*WHAT YOU WILL DO:*
Copy the data that follows, character for character, minus the pictures.
= = = = = = =
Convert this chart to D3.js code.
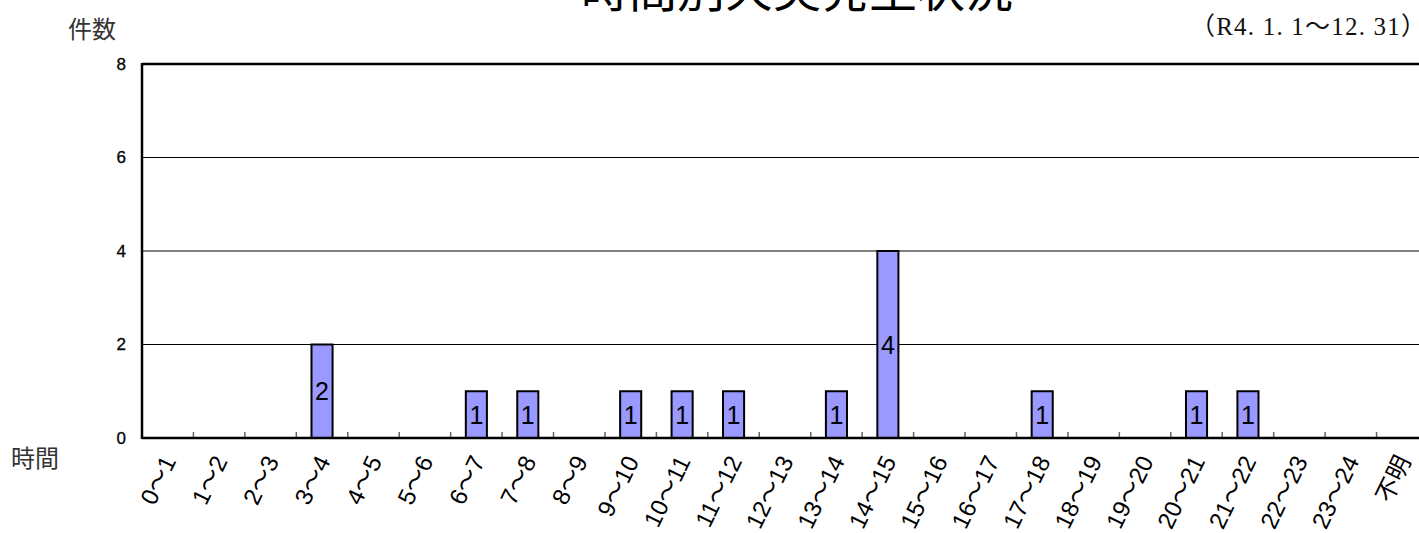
<!DOCTYPE html>
<html>
<head>
<meta charset="utf-8">
<script src="https://cdn.jsdelivr.net/npm/d3@7"></script>
<style>
body { margin: 0; background: #fff; overflow: hidden; }
svg { display: block; }
</style>
</head>
<body>
<svg id="chart" width="1419" height="533"></svg>
<script>
const hours = ["0～1", "1～2", "2～3", "3～4", "4～5", "5～6", "6～7", "7～8", "8～9", "9～10",
	"10～11", "11～12", "12～13", "13～14", "14～15", "15～16", "16～17", "17～18", "18～19",
	"19～20", "20～21", "21～22", "22～23", "23～24", "不明"];
const counts = [0, 0, 0, 2, 0, 0, 1, 1, 0, 1, 1, 1, 0, 1, 4, 0, 0, 1, 0, 0, 1, 1, 0, 0, 0];
const yTicks = [0, 2, 4, 6, 8];

const chart = d3.select("#chart");
const plotLeft = 142, plotTop = 64, plotBottom = 438, plotRight = 1428;
const font = "'Liberation Sans', Arial, 'Noto Sans CJK JP', sans-serif";

const x = d3.scaleBand().domain(hours).range([plotLeft, plotRight]).paddingInner(0.59).paddingOuter(0.295);
const y = d3.scaleLinear().domain([0, 8]).range([plotBottom, plotTop]);

// title (mostly cut off at the top, as in the source)
chart.append("text")
	.text("時間別火災発生状況")
	.attr("x", 797).attr("y", 7)
	.attr("text-anchor", "middle")
	.attr("font-family", "'Noto Sans CJK JP'")
	.attr("font-size", 48)
	.attr("fill", "#000");

chart.append("text")
	.text("（R4. 1. 1～12. 31）")
	.attr("x", 1190).attr("y", 35)
	.attr("textLength", 236)
	.attr("lengthAdjust", "spacing")
	.attr("font-family", "'Liberation Serif', 'Noto Sans CJK JP', serif")
	.attr("font-size", 25)
	.attr("fill", "#111");

chart.append("text").text("件数")
	.attr("x", 68).attr("y", 38)
	.attr("font-family", "'Noto Sans CJK JP'")
	.attr("font-size", 24).attr("fill", "#333");

chart.append("text").text("時間")
	.attr("x", 11).attr("y", 467)
	.attr("font-family", "'Noto Sans CJK JP'")
	.attr("font-size", 24).attr("fill", "#333");

// gridlines
chart.append("g")
	.selectAll("line")
	.data(yTicks.filter(d => d > 0 && d < 8))
	.enter().append("line")
	.attr("x1", plotLeft).attr("x2", plotRight)
	.attr("y1", d => y(d)).attr("y2", d => y(d))
	.attr("stroke", "#000").attr("stroke-width", 1);

// y axis labels
const yAxis = chart.append("g")
	.attr("transform", "translate(" + plotLeft + ",0)")
	.call(d3.axisLeft(y).tickValues(yTicks).tickSize(0).tickPadding(16));
yAxis.select(".domain").remove();
yAxis.selectAll("text")
	.attr("font-family", font)
	.attr("font-size", 17)
	.attr("fill", "#000")
	.attr("stroke", "#000")
	.attr("stroke-width", 0.3);

// x axis tick marks between categories (pointing up)
const bounds = d3.range(1, hours.length).map(i => x.step() * i + plotLeft);
chart.append("g")
	.selectAll("line")
	.data(bounds)
	.enter().append("line")
	.attr("x1", d => d).attr("x2", d => d)
	.attr("y1", plotBottom - 6).attr("y2", plotBottom)
	.attr("stroke", "#666").attr("stroke-width", 1.5);

// bars
const barData = counts.map((v, i) => ({ h: hours[i], v: v })).filter(d => d.v > 0);
const bars = chart.append("g");
bars.selectAll("rect")
	.data(barData)
	.enter().append("rect")
	.attr("x", d => x(d.h))
	.attr("width", x.bandwidth())
	.attr("y", d => y(d.v))
	.attr("height", d => y(0) - y(d.v))
	.attr("fill", "#9999ff")
	.attr("stroke", "#000")
	.attr("stroke-width", 2);

bars.selectAll("text")
	.data(barData)
	.enter().append("text")
	.text(d => d.v)
	.attr("x", d => x(d.h) + x.bandwidth() / 2)
	.attr("y", d => (y(d.v) + y(0)) / 2 + 9)
	.attr("text-anchor", "middle")
	.attr("font-family", font)
	.attr("font-size", 25)
	.attr("fill", "#000");

// frame: top, left, bottom
const frame = chart.append("g").attr("stroke", "#000").attr("stroke-width", 2.5).attr("fill", "none");
frame.append("line").attr("x1", plotLeft).attr("x2", plotRight).attr("y1", plotTop).attr("y2", plotTop);
frame.append("line").attr("x1", plotLeft).attr("x2", plotLeft).attr("y1", plotTop - 1).attr("y2", plotBottom + 1);
frame.append("line").attr("x1", plotLeft).attr("x2", plotRight).attr("y1", plotBottom).attr("y2", plotBottom);

// x labels, rotated
chart.append("g")
	.selectAll("text")
	.data(hours)
	.enter().append("text")
	.text(d => d)
	.attr("text-anchor", "end")
	.attr("font-family", font)
	.attr("font-size", 24)
	.attr("fill", "#000")
	.attr("transform", d => "translate(" + (x(d) + x.bandwidth() / 2 + 9) + "," + 461 + ") rotate(-64)");
</script>
</body>
</html>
= = = = = = =
*THE RESPONSE:*
Convert this chart to D3.js code.
<!DOCTYPE html>
<html>
<head>
<meta charset="utf-8">
<script src="https://cdn.jsdelivr.net/npm/d3@7"></script>
<style>
body { margin: 0; background: #fff; overflow: hidden; }
svg { display: block; }
</style>
</head>
<body>
<svg id="chart" width="1419" height="533"></svg>
<script>
const hours = ["0～1", "1～2", "2～3", "3～4", "4～5", "5～6", "6～7", "7～8", "8～9", "9～10",
	"10～11", "11～12", "12～13", "13～14", "14～15", "15～16", "16～17", "17～18", "18～19",
	"19～20", "20～21", "21～22", "22～23", "23～24", "不明"];
const counts = [0, 0, 0, 2, 0, 0, 1, 1, 0, 1, 1, 1, 0, 1, 4, 0, 0, 1, 0, 0, 1, 1, 0, 0, 0];
const yTicks = [0, 2, 4, 6, 8];

const chart = d3.select("#chart");
const plotLeft = 142, plotTop = 64, plotBottom = 438, plotRight = 1428;
const font = "'Liberation Sans', Arial, 'Noto Sans CJK JP', sans-serif";

const x = d3.scaleBand().domain(hours).range([plotLeft, plotRight]).paddingInner(0.59).paddingOuter(0.295);
const y = d3.scaleLinear().domain([0, 8]).range([plotBottom, plotTop]);

// title (mostly cut off at the top, as in the source)
chart.append("text")
	.text("時間別火災発生状況")
	.attr("x", 797).attr("y", 7)
	.attr("text-anchor", "middle")
	.attr("font-family", "'Noto Sans CJK JP'")
	.attr("font-size", 48)
	.attr("fill", "#000");

chart.append("text")
	.text("（R4. 1. 1～12. 31）")
	.attr("x", 1190).attr("y", 35)
	.attr("textLength", 236)
	.attr("lengthAdjust", "spacing")
	.attr("font-family", "'Liberation Serif', 'Noto Sans CJK JP', serif")
	.attr("font-size", 25)
	.attr("fill", "#111");

chart.append("text").text("件数")
	.attr("x", 68).attr("y", 38)
	.attr("font-family", "'Noto Sans CJK JP'")
	.attr("font-size", 24).attr("fill", "#333");

chart.append("text").text("時間")
	.attr("x", 11).attr("y", 467)
	.attr("font-family", "'Noto Sans CJK JP'")
	.attr("font-size", 24).attr("fill", "#333");

// gridlines
chart.append("g")
	.selectAll("line")
	.data(yTicks.filter(d => d > 0 && d < 8))
	.enter().append("line")
	.attr("x1", plotLeft).attr("x2", plotRight)
	.attr("y1", d => y(d)).attr("y2", d => y(d))
	.attr("stroke", "#000").attr("stroke-width", 1);

// y axis labels
const yAxis = chart.append("g")
	.attr("transform", "translate(" + plotLeft + ",0)")
	.call(d3.axisLeft(y).tickValues(yTicks).tickSize(0).tickPadding(16));
yAxis.select(".domain").remove();
yAxis.selectAll("text")
	.attr("font-family", font)
	.attr("font-size", 17)
	.attr("fill", "#000")
	.attr("stroke", "#000")
	.attr("stroke-width", 0.3);

// x axis tick marks between categories (pointing up)
const bounds = d3.range(1, hours.length).map(i => x.step() * i + plotLeft);
chart.append("g")
	.selectAll("line")
	.data(bounds)
	.enter().append("line")
	.attr("x1", d => d).attr("x2", d => d)
	.attr("y1", plotBottom - 6).attr("y2", plotBottom)
	.attr("stroke", "#666").attr("stroke-width", 1.5);

// bars
const barData = counts.map((v, i) => ({ h: hours[i], v: v })).filter(d => d.v > 0);
const bars = chart.append("g");
bars.selectAll("rect")
	.data(barData)
	.enter().append("rect")
	.attr("x", d => x(d.h))
	.attr("width", x.bandwidth())
	.attr("y", d => y(d.v))
	.attr("height", d => y(0) - y(d.v))
	.attr("fill", "#9999ff")
	.attr("stroke", "#000")
	.attr("stroke-width", 2);

bars.selectAll("text")
	.data(barData)
	.enter().append("text")
	.text(d => d.v)
	.attr("x", d => x(d.h) + x.bandwidth() / 2)
	.attr("y", d => (y(d.v) + y(0)) / 2 + 9)
	.attr("text-anchor", "middle")
	.attr("font-family", font)
	.attr("font-size", 25)
	.attr("fill", "#000");

// frame: top, left, bottom
const frame = chart.append("g").attr("stroke", "#000").attr("stroke-width", 2.5).attr("fill", "none");
frame.append("line").attr("x1", plotLeft).attr("x2", plotRight).attr("y1", plotTop).attr("y2", plotTop);
frame.append("line").attr("x1", plotLeft).attr("x2", plotLeft).attr("y1", plotTop - 1).attr("y2", plotBottom + 1);
frame.append("line").attr("x1", plotLeft).attr("x2", plotRight).attr("y1", plotBottom).attr("y2", plotBottom);

// x labels, rotated
chart.append("g")
	.selectAll("text")
	.data(hours)
	.enter().append("text")
	.text(d => d)
	.attr("text-anchor", "end")
	.attr("font-family", font)
	.attr("font-size", 24)
	.attr("fill", "#000")
	.attr("transform", d => "translate(" + (x(d) + x.bandwidth() / 2 + 9) + "," + 461 + ") rotate(-64)");
</script>
</body>
</html>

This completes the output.